Now, although he also threw an army, when he had gotten the rule, into Miletus and into Smyrna and took the town of Colophon, nevertheless, since no other great action was done by him, while he was king forty years but two, that man we will let go with so brief a mention, and of Ardys, the son of Gyges, who after Gyges was king, I will make mention. He took the Prienians and made an invasion into Miletus, and during his time as tyrant of Sardis, the Cimmerians, expelled from their abodes by the pastoral Scythians, came to Asia and took Sardis except the acropolis.

Ardys, after he had been king fifty years but one, Sadyattes, the son of Ardys, succeeded and was king twelve years, and Sadyattes Alyattes succeeded. He warred with Cyaxares, the descendant of Deioces, and the Medes, drove out the Cimmerians from Asia, took Smyrna, which had been founded by colonists from Colophon, and made an invasion into Clazomenae.

Now, although from these actions he got free not as he wished, but with great stumbling, yet he showed forth other actions, while he was in power, most worth relating as follows. He warred with the Milesians, because he had inherited the war from his father. For he marched against and besieged Miletus in a manner like this: whenever the grain was ripe in the earth, at that time he set out to throw in the army, and with the army he advanced to the accompaniment of pipes, lutes, and flute, female and male, and, when he came to Milesian land, although the houses in the fields he neither threw down nor set on fire nor tore off their doors, but let them stand in place, yet the trees and the grain in the earth—when he destroyed them, he departed back. For the Milesians were master of the sea so as for there to be no use of a blockade by the army.
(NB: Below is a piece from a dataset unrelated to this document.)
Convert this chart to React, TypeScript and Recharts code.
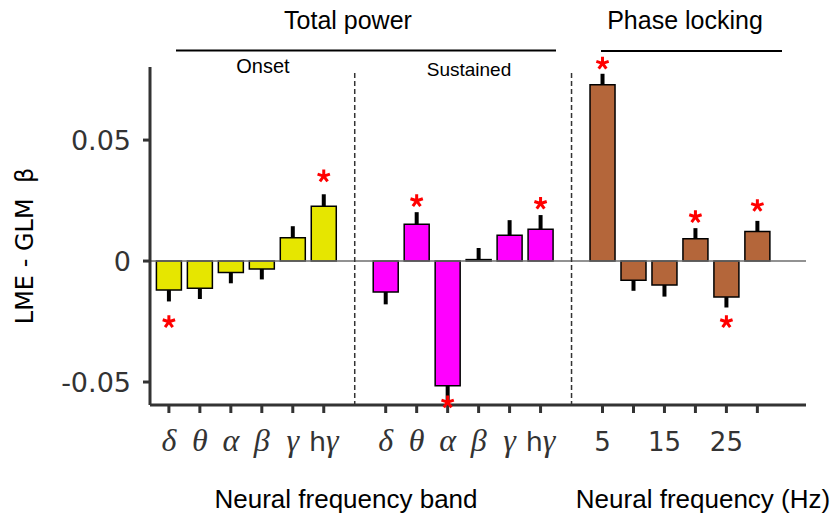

The Lydian would not throw down the homes for this reason, that the Milesians, having their quarters there, might be able to sow and work the earth and he for his part, while they worked it, might be able to commit some damage by invading. Doing this, he waged war eleven years, in which two great blows were struck against the Milesians, when they fought in Limeneium in their own land and in Maeander’s plain. Now, six of the eleven years Sadyattes, the son of Ardys, still ruled the Lydians, who at that time kept throwing the army into Milesian land, since he was the one who had joined battle, but the five years following the six, Alyattes, the son of Sadyattes, waged war, who inherited the war from his father, as has previously been made clear by me, and devoted himself vigorously. And to the Milesians none of the Ionians would offer help to lighten this war except the Chians alone, but they, as repayment in kind, lent aid, since in fact previously the Milesians joined the Chians in bearing to the end the war against the Erythraeans.

In the twelfth year when the standing grain was being set on fire by the army, there happened to come about an event like this: as soon as the standing grain caught fire, violently driven by the wind, it set on fire the temple of Athena under the name Assesian, and the temple, set on fire, burned down. Indeed in the immediate time no account was made, but afterward on the army's coming to Sardis, Alyattes fell ill and, when his illness became somewhat long, he sent to Delphi messengers to consult the oracle, either, as is likely, at someone's advice, or it may be, he thought he should send them and ask about the illness. But on their coming to Delphi, Pythia said to them she would make no proclamation until they rebuilt the temple of Athena that they had set on fire in the Milesian land in Assesus.

I know that happened because I heard it from the Delphians, but the Milesians add this to it, that Periander, the son of Cypselus, being Thrasyboulus the then tyrant of Miletus’ foreign friend to the greatest degree, on learning by inquiry of the oracle made for Alyattes, sent a messenger and had it recounted that with some foreknowledge he might take counsel according to the present situation.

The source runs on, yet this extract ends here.